::: Recorded information

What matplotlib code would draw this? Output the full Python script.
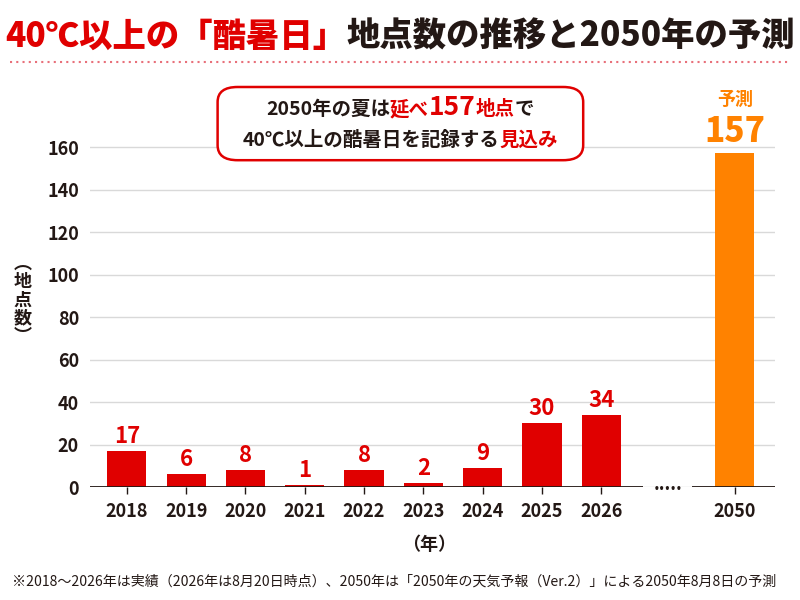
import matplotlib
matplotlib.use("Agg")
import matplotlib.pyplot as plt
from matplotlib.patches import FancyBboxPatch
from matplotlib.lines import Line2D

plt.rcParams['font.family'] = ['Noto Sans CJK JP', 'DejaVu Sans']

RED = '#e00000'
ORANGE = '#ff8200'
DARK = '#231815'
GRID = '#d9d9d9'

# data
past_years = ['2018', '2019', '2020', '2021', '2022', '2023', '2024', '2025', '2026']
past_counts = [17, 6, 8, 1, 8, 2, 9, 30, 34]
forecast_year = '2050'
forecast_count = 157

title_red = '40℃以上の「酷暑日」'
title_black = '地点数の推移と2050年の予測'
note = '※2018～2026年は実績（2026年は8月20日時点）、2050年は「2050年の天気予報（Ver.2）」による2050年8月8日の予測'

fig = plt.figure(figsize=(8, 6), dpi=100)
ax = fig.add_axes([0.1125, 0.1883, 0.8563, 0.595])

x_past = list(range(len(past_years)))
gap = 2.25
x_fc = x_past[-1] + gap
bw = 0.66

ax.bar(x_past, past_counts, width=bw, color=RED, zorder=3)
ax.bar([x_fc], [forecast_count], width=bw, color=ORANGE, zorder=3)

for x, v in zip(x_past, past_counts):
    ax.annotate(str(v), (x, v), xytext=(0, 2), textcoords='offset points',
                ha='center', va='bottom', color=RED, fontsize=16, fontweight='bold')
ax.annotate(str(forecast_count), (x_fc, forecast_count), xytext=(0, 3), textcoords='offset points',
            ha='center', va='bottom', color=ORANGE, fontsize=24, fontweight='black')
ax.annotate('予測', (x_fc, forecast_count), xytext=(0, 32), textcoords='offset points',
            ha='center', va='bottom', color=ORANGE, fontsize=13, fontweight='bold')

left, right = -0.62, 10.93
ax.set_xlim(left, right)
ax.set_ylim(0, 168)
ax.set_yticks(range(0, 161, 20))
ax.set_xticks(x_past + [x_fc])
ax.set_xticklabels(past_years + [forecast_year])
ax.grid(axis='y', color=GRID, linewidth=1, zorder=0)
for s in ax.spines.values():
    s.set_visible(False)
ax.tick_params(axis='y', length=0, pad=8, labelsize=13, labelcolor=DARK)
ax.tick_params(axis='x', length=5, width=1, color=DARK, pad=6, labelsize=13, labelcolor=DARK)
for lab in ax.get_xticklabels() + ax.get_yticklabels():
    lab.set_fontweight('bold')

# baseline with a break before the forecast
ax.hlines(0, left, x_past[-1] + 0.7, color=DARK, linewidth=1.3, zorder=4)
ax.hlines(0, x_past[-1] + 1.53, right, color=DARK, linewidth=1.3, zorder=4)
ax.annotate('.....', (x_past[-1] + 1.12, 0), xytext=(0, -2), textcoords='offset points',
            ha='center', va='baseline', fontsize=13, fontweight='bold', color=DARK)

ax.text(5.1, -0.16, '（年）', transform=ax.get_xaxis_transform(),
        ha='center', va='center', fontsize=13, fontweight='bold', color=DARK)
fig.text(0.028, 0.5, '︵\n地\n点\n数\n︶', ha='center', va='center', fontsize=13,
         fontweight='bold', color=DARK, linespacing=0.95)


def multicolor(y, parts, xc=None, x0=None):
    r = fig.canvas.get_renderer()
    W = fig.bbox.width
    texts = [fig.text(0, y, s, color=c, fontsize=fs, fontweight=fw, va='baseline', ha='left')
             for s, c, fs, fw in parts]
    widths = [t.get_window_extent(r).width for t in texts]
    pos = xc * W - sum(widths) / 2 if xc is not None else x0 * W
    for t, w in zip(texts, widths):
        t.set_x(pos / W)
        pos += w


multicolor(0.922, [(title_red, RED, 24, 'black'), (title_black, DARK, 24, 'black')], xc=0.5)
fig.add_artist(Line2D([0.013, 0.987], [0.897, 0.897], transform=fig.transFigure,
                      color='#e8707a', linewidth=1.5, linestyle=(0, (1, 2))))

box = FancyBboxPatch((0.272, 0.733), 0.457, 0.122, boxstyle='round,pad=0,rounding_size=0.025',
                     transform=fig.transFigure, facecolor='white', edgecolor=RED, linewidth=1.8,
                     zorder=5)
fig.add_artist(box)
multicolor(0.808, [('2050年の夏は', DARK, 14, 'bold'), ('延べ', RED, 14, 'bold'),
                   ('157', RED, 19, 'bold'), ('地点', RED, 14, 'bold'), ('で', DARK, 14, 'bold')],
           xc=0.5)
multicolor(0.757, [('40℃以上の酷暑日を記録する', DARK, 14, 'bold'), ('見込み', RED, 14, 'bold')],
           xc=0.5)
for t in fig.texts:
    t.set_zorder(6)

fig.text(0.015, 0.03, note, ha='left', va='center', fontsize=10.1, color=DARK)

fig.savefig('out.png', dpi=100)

::::::

Goal: Repeat the data exactly, without the pictures.

Finished task:
What matplotlib code would draw this? Output the full Python script.
import matplotlib
matplotlib.use("Agg")
import matplotlib.pyplot as plt
from matplotlib.patches import FancyBboxPatch
from matplotlib.lines import Line2D

plt.rcParams['font.family'] = ['Noto Sans CJK JP', 'DejaVu Sans']

RED = '#e00000'
ORANGE = '#ff8200'
DARK = '#231815'
GRID = '#d9d9d9'

# data
past_years = ['2018', '2019', '2020', '2021', '2022', '2023', '2024', '2025', '2026']
past_counts = [17, 6, 8, 1, 8, 2, 9, 30, 34]
forecast_year = '2050'
forecast_count = 157

title_red = '40℃以上の「酷暑日」'
title_black = '地点数の推移と2050年の予測'
note = '※2018～2026年は実績（2026年は8月20日時点）、2050年は「2050年の天気予報（Ver.2）」による2050年8月8日の予測'

fig = plt.figure(figsize=(8, 6), dpi=100)
ax = fig.add_axes([0.1125, 0.1883, 0.8563, 0.595])

x_past = list(range(len(past_years)))
gap = 2.25
x_fc = x_past[-1] + gap
bw = 0.66

ax.bar(x_past, past_counts, width=bw, color=RED, zorder=3)
ax.bar([x_fc], [forecast_count], width=bw, color=ORANGE, zorder=3)

for x, v in zip(x_past, past_counts):
    ax.annotate(str(v), (x, v), xytext=(0, 2), textcoords='offset points',
                ha='center', va='bottom', color=RED, fontsize=16, fontweight='bold')
ax.annotate(str(forecast_count), (x_fc, forecast_count), xytext=(0, 3), textcoords='offset points',
            ha='center', va='bottom', color=ORANGE, fontsize=24, fontweight='black')
ax.annotate('予測', (x_fc, forecast_count), xytext=(0, 32), textcoords='offset points',
            ha='center', va='bottom', color=ORANGE, fontsize=13, fontweight='bold')

left, right = -0.62, 10.93
ax.set_xlim(left, right)
ax.set_ylim(0, 168)
ax.set_yticks(range(0, 161, 20))
ax.set_xticks(x_past + [x_fc])
ax.set_xticklabels(past_years + [forecast_year])
ax.grid(axis='y', color=GRID, linewidth=1, zorder=0)
for s in ax.spines.values():
    s.set_visible(False)
ax.tick_params(axis='y', length=0, pad=8, labelsize=13, labelcolor=DARK)
ax.tick_params(axis='x', length=5, width=1, color=DARK, pad=6, labelsize=13, labelcolor=DARK)
for lab in ax.get_xticklabels() + ax.get_yticklabels():
    lab.set_fontweight('bold')

# baseline with a break before the forecast
ax.hlines(0, left, x_past[-1] + 0.7, color=DARK, linewidth=1.3, zorder=4)
ax.hlines(0, x_past[-1] + 1.53, right, color=DARK, linewidth=1.3, zorder=4)
ax.annotate('.....', (x_past[-1] + 1.12, 0), xytext=(0, -2), textcoords='offset points',
            ha='center', va='baseline', fontsize=13, fontweight='bold', color=DARK)

ax.text(5.1, -0.16, '（年）', transform=ax.get_xaxis_transform(),
        ha='center', va='center', fontsize=13, fontweight='bold', color=DARK)
fig.text(0.028, 0.5, '︵\n地\n点\n数\n︶', ha='center', va='center', fontsize=13,
         fontweight='bold', color=DARK, linespacing=0.95)


def multicolor(y, parts, xc=None, x0=None):
    r = fig.canvas.get_renderer()
    W = fig.bbox.width
    texts = [fig.text(0, y, s, color=c, fontsize=fs, fontweight=fw, va='baseline', ha='left')
             for s, c, fs, fw in parts]
    widths = [t.get_window_extent(r).width for t in texts]
    pos = xc * W - sum(widths) / 2 if xc is not None else x0 * W
    for t, w in zip(texts, widths):
        t.set_x(pos / W)
        pos += w


multicolor(0.922, [(title_red, RED, 24, 'black'), (title_black, DARK, 24, 'black')], xc=0.5)
fig.add_artist(Line2D([0.013, 0.987], [0.897, 0.897], transform=fig.transFigure,
                      color='#e8707a', linewidth=1.5, linestyle=(0, (1, 2))))

box = FancyBboxPatch((0.272, 0.733), 0.457, 0.122, boxstyle='round,pad=0,rounding_size=0.025',
                     transform=fig.transFigure, facecolor='white', edgecolor=RED, linewidth=1.8,
                     zorder=5)
fig.add_artist(box)
multicolor(0.808, [('2050年の夏は', DARK, 14, 'bold'), ('延べ', RED, 14, 'bold'),
                   ('157', RED, 19, 'bold'), ('地点', RED, 14, 'bold'), ('で', DARK, 14, 'bold')],
           xc=0.5)
multicolor(0.757, [('40℃以上の酷暑日を記録する', DARK, 14, 'bold'), ('見込み', RED, 14, 'bold')],
           xc=0.5)
for t in fig.texts:
    t.set_zorder(6)

fig.text(0.015, 0.03, note, ha='left', va='center', fontsize=10.1, color=DARK)

fig.savefig('out.png', dpi=100)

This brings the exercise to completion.